• _WORK TO DO_
Only lines with the string "page" matter here; gather them from the material below.

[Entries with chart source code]
-=-=-=-=-

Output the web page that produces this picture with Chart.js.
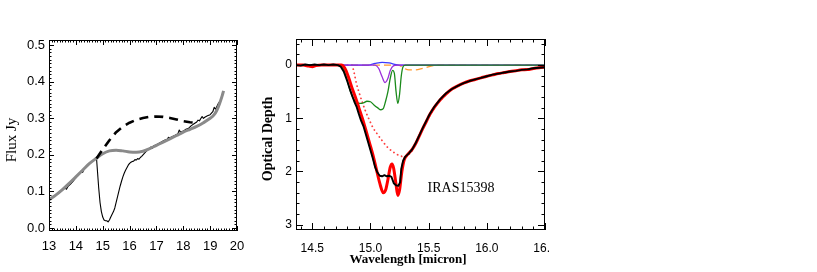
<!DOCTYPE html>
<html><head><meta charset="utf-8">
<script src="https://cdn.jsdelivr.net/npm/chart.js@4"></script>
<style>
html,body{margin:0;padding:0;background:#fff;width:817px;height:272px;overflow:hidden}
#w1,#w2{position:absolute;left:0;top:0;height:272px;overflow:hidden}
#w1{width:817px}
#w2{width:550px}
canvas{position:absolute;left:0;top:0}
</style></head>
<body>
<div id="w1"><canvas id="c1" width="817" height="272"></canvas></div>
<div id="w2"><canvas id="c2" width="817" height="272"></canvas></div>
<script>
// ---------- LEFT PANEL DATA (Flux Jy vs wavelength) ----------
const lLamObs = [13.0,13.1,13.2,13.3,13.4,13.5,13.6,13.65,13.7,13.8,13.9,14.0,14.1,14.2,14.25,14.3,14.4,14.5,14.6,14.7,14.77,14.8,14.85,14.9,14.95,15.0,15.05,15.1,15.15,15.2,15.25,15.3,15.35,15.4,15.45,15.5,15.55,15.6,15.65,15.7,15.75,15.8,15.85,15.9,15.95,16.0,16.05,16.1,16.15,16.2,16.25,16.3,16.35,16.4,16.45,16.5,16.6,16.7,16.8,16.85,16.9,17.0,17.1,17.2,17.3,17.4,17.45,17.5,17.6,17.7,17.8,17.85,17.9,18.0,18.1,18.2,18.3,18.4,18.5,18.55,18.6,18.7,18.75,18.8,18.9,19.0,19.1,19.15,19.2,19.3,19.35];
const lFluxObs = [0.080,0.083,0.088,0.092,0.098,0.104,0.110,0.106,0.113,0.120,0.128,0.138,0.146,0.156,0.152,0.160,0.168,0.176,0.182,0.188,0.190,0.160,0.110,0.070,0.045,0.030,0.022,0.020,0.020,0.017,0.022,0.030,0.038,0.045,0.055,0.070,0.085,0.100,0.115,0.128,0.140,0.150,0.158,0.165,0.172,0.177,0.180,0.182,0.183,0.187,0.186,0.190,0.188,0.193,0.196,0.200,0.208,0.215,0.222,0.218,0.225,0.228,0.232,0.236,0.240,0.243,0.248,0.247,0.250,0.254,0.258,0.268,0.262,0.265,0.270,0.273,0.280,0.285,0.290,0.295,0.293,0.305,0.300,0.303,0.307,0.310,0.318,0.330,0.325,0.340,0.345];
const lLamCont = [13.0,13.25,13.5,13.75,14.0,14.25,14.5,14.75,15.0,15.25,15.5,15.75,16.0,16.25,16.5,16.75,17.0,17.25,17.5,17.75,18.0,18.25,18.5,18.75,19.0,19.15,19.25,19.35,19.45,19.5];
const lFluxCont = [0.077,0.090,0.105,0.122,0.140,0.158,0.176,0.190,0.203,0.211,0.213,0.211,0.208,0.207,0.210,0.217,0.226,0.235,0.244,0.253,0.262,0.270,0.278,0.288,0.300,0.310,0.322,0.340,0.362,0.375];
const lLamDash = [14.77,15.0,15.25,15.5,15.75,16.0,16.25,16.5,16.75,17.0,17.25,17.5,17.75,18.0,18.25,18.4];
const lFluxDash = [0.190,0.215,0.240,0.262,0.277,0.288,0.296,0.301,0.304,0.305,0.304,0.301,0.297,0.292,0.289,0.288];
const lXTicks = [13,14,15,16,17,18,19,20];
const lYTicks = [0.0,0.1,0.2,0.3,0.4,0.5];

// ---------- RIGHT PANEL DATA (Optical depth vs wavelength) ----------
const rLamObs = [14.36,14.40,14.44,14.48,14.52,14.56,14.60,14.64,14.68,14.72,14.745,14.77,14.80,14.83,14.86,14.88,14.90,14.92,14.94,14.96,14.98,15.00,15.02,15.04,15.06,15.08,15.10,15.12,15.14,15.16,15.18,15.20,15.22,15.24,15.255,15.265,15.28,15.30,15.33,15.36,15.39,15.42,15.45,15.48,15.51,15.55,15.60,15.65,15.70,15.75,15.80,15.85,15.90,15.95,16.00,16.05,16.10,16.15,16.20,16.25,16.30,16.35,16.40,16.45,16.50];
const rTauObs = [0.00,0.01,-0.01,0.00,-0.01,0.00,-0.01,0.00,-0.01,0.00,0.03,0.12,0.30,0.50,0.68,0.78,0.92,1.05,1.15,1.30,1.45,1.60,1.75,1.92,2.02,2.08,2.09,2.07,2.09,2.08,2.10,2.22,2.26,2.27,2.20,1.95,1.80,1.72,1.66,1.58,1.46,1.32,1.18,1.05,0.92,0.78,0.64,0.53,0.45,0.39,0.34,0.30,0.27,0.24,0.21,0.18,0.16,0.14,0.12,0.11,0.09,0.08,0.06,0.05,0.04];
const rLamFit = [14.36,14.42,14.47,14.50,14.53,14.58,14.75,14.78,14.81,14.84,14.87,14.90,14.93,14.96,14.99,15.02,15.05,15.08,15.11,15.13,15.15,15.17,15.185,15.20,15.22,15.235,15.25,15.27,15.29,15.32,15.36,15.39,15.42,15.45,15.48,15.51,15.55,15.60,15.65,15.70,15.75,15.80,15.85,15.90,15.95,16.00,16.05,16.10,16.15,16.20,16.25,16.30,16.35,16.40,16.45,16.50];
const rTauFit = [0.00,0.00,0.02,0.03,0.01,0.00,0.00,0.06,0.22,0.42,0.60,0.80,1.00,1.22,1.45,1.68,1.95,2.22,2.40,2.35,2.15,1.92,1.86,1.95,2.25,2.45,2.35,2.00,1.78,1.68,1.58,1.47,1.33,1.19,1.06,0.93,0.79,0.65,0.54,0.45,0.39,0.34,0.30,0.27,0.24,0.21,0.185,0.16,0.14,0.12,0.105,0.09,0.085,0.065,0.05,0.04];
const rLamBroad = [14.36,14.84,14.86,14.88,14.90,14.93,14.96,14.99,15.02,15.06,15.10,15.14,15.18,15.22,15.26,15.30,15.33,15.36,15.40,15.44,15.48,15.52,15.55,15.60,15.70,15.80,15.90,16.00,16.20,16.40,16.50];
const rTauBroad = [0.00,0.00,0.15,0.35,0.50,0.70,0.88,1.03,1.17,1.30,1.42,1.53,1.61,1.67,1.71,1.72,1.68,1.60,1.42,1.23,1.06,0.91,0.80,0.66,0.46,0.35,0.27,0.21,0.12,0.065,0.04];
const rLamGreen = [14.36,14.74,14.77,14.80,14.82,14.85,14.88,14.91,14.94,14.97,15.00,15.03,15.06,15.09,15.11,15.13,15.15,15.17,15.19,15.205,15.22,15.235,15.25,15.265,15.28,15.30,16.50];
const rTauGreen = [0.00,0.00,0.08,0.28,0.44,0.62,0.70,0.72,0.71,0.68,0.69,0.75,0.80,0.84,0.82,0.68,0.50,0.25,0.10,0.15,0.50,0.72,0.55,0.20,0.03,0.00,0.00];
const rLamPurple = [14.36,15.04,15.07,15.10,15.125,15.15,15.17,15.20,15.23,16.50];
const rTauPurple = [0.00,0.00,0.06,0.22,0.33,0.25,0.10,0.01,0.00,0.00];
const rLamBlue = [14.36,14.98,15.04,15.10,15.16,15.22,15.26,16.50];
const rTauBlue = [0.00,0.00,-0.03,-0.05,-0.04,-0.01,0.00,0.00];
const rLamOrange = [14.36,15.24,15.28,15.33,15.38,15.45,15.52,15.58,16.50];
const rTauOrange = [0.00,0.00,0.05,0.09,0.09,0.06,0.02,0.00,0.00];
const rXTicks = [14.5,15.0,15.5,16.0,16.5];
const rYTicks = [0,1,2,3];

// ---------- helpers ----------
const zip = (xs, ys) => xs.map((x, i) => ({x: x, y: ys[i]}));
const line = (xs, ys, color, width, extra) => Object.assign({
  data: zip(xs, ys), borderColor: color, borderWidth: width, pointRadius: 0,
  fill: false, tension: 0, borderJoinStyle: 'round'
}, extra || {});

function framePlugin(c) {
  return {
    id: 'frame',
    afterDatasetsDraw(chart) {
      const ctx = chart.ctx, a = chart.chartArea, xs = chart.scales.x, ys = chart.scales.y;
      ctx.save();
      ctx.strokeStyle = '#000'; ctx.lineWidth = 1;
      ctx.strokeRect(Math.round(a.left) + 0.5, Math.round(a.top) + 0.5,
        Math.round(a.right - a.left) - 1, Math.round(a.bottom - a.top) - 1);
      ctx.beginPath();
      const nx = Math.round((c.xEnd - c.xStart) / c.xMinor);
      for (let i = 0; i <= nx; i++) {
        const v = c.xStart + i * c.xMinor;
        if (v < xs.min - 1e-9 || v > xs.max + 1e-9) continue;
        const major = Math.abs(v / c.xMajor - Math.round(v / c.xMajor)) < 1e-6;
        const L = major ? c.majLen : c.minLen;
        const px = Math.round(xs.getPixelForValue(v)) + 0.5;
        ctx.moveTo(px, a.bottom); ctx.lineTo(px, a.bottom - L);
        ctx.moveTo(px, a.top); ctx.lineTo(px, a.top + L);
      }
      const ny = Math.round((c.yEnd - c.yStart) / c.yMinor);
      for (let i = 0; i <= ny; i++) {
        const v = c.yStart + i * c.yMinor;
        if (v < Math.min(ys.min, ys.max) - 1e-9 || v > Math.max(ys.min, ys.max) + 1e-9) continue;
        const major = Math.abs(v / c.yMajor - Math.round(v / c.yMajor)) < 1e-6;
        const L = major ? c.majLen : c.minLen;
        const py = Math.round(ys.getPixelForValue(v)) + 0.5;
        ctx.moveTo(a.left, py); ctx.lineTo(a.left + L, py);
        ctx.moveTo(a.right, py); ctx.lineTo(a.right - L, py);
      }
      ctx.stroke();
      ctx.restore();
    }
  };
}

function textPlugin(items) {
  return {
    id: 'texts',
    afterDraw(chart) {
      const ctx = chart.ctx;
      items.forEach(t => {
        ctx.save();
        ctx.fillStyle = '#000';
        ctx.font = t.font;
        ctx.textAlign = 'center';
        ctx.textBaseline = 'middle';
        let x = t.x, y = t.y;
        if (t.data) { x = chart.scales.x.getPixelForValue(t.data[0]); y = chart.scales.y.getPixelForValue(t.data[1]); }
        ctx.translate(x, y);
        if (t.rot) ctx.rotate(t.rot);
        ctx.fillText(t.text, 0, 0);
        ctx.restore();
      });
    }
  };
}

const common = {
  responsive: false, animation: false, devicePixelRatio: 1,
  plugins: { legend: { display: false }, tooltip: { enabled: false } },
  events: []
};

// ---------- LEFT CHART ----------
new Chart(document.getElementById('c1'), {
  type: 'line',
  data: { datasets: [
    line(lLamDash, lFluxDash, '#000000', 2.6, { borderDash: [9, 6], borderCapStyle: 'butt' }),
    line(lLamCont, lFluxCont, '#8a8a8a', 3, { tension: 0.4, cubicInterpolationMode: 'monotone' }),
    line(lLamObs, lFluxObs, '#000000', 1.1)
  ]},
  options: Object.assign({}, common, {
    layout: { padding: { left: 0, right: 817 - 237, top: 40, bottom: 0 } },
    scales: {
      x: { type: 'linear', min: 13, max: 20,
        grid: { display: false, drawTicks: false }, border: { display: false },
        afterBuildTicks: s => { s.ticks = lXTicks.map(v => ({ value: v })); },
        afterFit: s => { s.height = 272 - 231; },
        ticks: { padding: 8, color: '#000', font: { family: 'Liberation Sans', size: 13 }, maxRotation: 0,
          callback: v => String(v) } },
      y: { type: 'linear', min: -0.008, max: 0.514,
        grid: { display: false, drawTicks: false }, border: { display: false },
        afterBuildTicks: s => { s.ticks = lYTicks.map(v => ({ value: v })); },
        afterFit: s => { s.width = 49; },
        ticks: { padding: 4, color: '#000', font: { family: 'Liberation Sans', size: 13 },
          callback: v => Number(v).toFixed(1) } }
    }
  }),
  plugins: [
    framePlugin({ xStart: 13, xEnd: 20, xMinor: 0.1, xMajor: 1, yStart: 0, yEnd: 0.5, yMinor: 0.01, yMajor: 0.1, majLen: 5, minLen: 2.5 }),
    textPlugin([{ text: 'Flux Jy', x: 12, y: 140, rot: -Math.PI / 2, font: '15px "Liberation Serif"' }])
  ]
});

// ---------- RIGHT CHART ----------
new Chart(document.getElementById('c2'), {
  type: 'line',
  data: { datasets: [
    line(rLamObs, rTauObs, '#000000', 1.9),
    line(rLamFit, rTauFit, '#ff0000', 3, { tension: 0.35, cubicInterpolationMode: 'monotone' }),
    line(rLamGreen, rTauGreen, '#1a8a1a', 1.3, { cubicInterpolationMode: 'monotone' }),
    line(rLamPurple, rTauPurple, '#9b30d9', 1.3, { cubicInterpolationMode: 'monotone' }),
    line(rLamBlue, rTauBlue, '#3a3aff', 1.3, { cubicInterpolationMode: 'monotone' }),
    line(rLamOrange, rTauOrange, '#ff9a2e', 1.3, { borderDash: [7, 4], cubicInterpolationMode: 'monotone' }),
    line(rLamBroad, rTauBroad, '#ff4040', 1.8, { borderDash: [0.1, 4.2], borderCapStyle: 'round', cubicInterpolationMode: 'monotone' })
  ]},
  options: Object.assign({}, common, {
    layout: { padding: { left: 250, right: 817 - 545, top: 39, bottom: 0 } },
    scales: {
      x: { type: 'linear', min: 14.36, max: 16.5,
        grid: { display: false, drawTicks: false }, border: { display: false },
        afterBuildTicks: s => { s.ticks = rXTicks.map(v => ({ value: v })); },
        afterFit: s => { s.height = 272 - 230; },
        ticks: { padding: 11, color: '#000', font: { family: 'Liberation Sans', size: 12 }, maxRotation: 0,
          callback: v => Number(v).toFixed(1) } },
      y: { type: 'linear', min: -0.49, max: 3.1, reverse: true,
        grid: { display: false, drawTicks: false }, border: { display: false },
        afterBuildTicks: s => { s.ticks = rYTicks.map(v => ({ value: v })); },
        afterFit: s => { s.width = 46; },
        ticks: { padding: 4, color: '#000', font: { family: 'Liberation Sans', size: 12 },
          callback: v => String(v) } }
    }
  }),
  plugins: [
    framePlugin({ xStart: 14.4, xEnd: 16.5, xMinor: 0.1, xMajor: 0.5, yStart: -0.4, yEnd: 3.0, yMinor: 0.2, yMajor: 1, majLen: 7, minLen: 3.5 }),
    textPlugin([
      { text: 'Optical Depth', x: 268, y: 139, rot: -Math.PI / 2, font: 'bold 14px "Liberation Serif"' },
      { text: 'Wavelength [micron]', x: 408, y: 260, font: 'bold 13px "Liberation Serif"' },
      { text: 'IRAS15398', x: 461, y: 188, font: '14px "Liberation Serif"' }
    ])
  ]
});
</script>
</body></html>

-=-=-=-=-

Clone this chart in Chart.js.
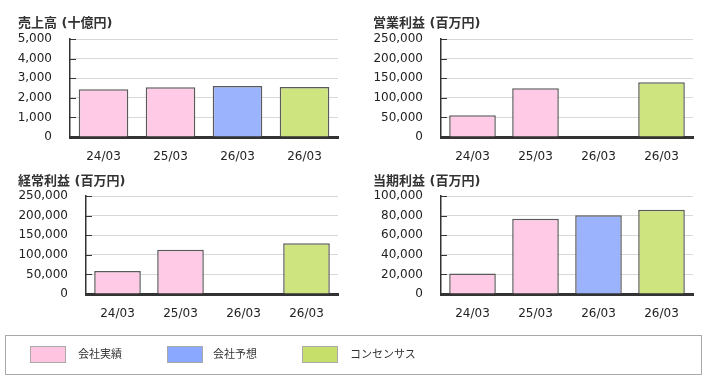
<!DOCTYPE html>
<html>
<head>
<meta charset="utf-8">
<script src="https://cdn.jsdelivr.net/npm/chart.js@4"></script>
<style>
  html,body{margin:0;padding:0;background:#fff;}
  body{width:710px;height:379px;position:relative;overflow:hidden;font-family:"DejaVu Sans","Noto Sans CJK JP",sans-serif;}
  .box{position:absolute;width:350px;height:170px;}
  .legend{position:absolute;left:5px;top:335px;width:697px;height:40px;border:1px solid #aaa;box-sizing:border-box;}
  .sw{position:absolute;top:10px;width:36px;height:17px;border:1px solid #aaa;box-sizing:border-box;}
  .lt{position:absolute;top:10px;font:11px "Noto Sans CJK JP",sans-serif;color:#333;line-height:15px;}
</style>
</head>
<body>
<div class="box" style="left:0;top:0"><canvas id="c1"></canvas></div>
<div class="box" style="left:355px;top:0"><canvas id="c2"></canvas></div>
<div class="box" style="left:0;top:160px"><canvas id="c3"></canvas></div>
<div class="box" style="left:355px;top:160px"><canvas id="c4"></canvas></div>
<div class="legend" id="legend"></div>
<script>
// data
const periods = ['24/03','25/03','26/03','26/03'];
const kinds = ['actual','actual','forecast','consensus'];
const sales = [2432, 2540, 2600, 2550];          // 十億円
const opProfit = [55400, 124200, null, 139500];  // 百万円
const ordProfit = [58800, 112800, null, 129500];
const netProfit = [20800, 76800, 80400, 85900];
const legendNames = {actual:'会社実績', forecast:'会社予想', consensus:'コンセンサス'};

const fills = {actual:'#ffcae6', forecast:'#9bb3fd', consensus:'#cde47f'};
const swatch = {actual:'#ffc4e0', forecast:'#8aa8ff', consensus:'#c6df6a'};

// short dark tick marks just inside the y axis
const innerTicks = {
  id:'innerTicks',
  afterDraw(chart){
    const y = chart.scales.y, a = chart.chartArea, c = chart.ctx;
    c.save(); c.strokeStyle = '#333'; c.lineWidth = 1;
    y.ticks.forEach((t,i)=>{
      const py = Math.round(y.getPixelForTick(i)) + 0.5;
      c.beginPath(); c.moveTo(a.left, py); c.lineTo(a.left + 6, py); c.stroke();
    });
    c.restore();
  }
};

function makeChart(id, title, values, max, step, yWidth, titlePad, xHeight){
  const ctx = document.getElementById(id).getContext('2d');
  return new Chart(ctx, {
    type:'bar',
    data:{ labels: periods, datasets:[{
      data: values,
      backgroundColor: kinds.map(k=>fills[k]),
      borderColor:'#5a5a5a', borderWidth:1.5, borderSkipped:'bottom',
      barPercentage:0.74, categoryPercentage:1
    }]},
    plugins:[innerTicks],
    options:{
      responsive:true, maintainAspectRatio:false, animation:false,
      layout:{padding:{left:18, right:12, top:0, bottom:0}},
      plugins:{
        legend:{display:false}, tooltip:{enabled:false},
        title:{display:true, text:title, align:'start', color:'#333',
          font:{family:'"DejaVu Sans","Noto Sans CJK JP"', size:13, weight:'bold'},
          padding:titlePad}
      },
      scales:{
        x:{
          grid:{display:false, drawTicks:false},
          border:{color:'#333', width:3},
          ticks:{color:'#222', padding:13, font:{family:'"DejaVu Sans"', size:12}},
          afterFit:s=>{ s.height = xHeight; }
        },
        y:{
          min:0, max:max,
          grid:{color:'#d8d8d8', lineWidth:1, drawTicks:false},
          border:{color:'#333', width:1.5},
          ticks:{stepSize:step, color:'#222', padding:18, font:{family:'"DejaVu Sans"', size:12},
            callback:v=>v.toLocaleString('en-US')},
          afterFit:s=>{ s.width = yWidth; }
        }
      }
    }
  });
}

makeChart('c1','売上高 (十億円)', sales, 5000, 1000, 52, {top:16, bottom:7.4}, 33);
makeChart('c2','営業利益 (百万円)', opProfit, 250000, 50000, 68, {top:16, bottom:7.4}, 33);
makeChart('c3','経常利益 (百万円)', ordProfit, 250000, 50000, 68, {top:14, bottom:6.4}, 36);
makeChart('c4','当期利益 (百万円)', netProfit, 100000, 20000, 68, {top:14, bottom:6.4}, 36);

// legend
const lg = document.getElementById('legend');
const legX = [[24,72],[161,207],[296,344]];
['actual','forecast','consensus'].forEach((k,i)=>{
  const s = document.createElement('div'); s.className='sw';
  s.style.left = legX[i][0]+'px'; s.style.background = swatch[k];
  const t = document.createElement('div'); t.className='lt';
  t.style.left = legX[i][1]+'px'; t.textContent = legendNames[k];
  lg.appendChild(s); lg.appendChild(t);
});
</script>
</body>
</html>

-=-=-=-=-

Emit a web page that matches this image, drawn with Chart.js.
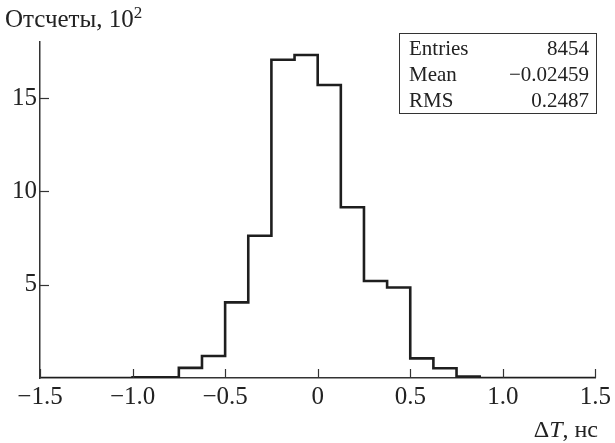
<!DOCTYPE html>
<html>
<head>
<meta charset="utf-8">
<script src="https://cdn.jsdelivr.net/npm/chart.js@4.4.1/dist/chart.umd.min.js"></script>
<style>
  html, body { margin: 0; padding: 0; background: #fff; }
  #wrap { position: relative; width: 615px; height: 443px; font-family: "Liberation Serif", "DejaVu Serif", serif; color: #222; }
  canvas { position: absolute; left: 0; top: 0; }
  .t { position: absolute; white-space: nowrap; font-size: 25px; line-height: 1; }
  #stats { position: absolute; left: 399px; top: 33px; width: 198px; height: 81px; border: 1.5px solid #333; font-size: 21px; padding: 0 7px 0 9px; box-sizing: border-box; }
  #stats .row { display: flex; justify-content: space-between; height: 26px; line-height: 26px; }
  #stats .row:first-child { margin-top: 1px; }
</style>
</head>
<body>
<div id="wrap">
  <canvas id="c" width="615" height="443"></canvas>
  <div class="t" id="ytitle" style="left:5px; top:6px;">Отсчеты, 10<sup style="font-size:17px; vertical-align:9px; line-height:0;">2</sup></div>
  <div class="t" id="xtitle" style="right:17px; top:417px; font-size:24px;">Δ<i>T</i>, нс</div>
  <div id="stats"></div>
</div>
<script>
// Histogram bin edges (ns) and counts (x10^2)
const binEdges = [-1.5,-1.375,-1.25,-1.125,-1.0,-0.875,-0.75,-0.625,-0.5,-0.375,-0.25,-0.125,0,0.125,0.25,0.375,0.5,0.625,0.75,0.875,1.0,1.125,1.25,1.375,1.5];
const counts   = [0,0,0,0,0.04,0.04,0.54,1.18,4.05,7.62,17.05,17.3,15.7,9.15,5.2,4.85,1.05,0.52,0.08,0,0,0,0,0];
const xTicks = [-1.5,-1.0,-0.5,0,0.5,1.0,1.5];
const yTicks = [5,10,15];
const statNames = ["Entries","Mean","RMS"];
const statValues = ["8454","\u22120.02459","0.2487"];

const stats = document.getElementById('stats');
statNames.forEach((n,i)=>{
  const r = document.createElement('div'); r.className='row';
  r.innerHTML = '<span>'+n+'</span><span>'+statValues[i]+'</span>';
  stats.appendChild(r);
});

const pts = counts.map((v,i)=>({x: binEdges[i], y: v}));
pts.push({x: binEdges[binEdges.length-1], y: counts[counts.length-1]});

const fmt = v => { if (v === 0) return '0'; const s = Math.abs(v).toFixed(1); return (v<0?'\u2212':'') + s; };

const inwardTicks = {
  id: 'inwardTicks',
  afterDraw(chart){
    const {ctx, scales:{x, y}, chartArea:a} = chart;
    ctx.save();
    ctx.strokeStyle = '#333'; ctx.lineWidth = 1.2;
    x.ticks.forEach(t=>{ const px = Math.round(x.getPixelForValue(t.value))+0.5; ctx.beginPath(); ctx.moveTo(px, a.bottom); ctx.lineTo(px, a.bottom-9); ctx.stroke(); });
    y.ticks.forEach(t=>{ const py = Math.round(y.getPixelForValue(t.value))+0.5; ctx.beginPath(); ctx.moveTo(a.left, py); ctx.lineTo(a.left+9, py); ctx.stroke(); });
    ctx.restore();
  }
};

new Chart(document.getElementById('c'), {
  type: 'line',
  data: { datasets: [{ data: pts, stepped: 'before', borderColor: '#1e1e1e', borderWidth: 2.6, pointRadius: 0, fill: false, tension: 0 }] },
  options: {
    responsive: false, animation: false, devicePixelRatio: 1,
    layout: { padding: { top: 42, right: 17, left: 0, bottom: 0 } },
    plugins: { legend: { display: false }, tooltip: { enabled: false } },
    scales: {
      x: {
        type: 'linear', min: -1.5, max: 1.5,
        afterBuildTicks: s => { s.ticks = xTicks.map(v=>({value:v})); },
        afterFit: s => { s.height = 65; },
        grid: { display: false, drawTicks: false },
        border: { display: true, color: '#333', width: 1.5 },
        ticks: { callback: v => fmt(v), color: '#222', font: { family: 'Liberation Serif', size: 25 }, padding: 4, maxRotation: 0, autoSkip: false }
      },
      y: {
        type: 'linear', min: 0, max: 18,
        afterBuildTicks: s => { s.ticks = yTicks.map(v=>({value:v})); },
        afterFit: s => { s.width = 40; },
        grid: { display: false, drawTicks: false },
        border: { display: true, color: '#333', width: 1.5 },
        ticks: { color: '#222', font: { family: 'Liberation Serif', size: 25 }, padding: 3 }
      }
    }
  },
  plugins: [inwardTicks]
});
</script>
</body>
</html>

-=-=-=-=-

• _RESPONSE TO THE EXERCISE_
Output the web page that produces this picture with Chart.js.
Emit a web page that matches this image, drawn with Chart.js.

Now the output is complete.